Hal penting yang harus dipersiapkan untuk mendaki kawah Ijen adalah sejumput keikhlasan.


Hal penting yang harus dipersiapkan untuk mendaki kawah Ijen adalah sejumput keikhlasan.


Berbaur bersama warga lokal di lereng Gunung Ijen mengingatkanku tentang bagaimana hidup berjalan seharusnya. Bergaul, saling menyapa, dan saling bertukar cerita. Hal yang sederhana namun di kota-kota besar mulai tergerus oleh hiruk-pikuknya. Mereka benar-benar membagikan keramah-tamahannya secara cuma-cuma.

Salut.

Padahal aku yakin, nasib mereka sebagai petani, pedagang dan penyedia jasa peralatan untuk naik gunung tak selamanya berjalan baik-baik saja.

Jauhnya akses ke kota, harga bahan pokok dan BBM yang terus-terusan melonjak, cuaca semakin tidak bisa diprediksi, hingga intensitas wisatawan yang tak selalu sesuai harapan.

Namun bukannya mencela atas takdir yang menimpa, mereka justru lebih rajin melemparkan tawa pada orang yang ditemuinya. Sebab mereka selalu percaya selama pemerintah tidak menaikkan harga cukai tembakau dan petani masih mau mengolah kopi, seberat apapun masalahnya pasti akan ada jalan keluarnya.

Mereka benar-benar ikhlas dan legowo atas apa yang menimpanya.

Sementara aku, bahkan sampai sekarang belum bisa sepenuhnya ikhlas dan legowo atas kabar undangan dari perempuan yang kudamba. Padahal waktu dan tanggal perayaannya mungkin sudah dia rencanakan.
Mungkin itu juga yang menjadi alasan terbesarku kenapa kini aku lebih suka mengeksplor alam yang belum pernah aku jelajahi. Mendaki gunung contohnya.
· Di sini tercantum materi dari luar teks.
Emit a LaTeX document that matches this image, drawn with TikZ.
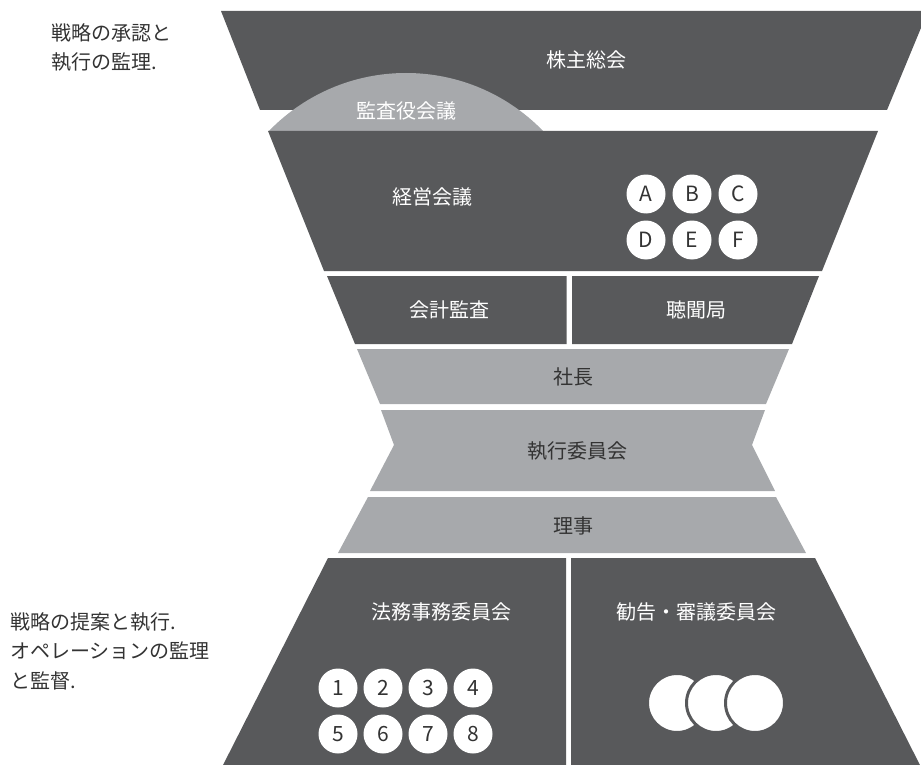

Sebagai lelaki yang tidak terbiasa menampilkan kesedihan, menjelajahi tempat baru memang menjadi salah satu pilihan untuk menepi. Bagaimana tidak, kita akan benar-benar berinteraksi langsung dengan alam. Kepala yang semula bising seketika lenyap setelah semesta memelukku lewat keindahannya.

Lewat jam dua malam, dengan semangat pendakian memburu blue fire kawah ijen yang konon katanya nyala apinya sama indahnya dengan nyala binar matanya. Lebih dari dua jam melakukan pendakian, aku tidak mendapakan blue fire yang kudambakan.

Ya! lagi-lagi semesta selalu paham yang terbaik untukku. Bagaimana bisa aku menamakan perjalanan melupakan tapi kalau ujungnya masih membandingkan keindahan alam semesta dengan keindahan parasnya.

Namun semesta terlalu baik padaku, ia masih bersedia menampilkan keindahan yang siap mengikatku pada puncak kekaguman. Kawah biru yang begitu cantik berpadu dengan fajar yang semakin berpijar.

Semesta bertingkah memamerkan keindahanya.

Hangat mentari mulai membelai kulitku pelan-pelan, menyingkirkan sesak jerebu di dada, dan hanya menyisakan ketenangan. Mata kupejamkan, nafas kutarik dalam-dalam, aku terbitkan senyumku pelan-pelan, dan mempersilahkan lamunan merasukiku.

Lega.

Namanya melintas di tengah kekhusukan lamunan berserta keikhlasan di sebelahnya.

Semesta berbisik memberiku pemahaman bahwan terkadang Tuhan menciptakan keindahannya bukan untuk bisa dimiliki, namun keindahan itu diciptakan untuk sekedar dikagumi.

Sibuk berdialog dengan semesta, seorang teman tiba-tiba mengajakku turun dan pulang.

Ya, waktuku berpeluk mesra dengan semesta telah selesai. Aku ambil sedikit foto sebagai tanda bahwa semesta lewat perjalanan Kawah Ijen berhasil memberiku pemahaman bahwa hidup tak selalu berjalan sesuai keinginan semetara keikhlasan juga harus selalu dilibatkan.

 

~Kau bersiap pergi ke pelaminan, aku pulang memeluk keikhlasan.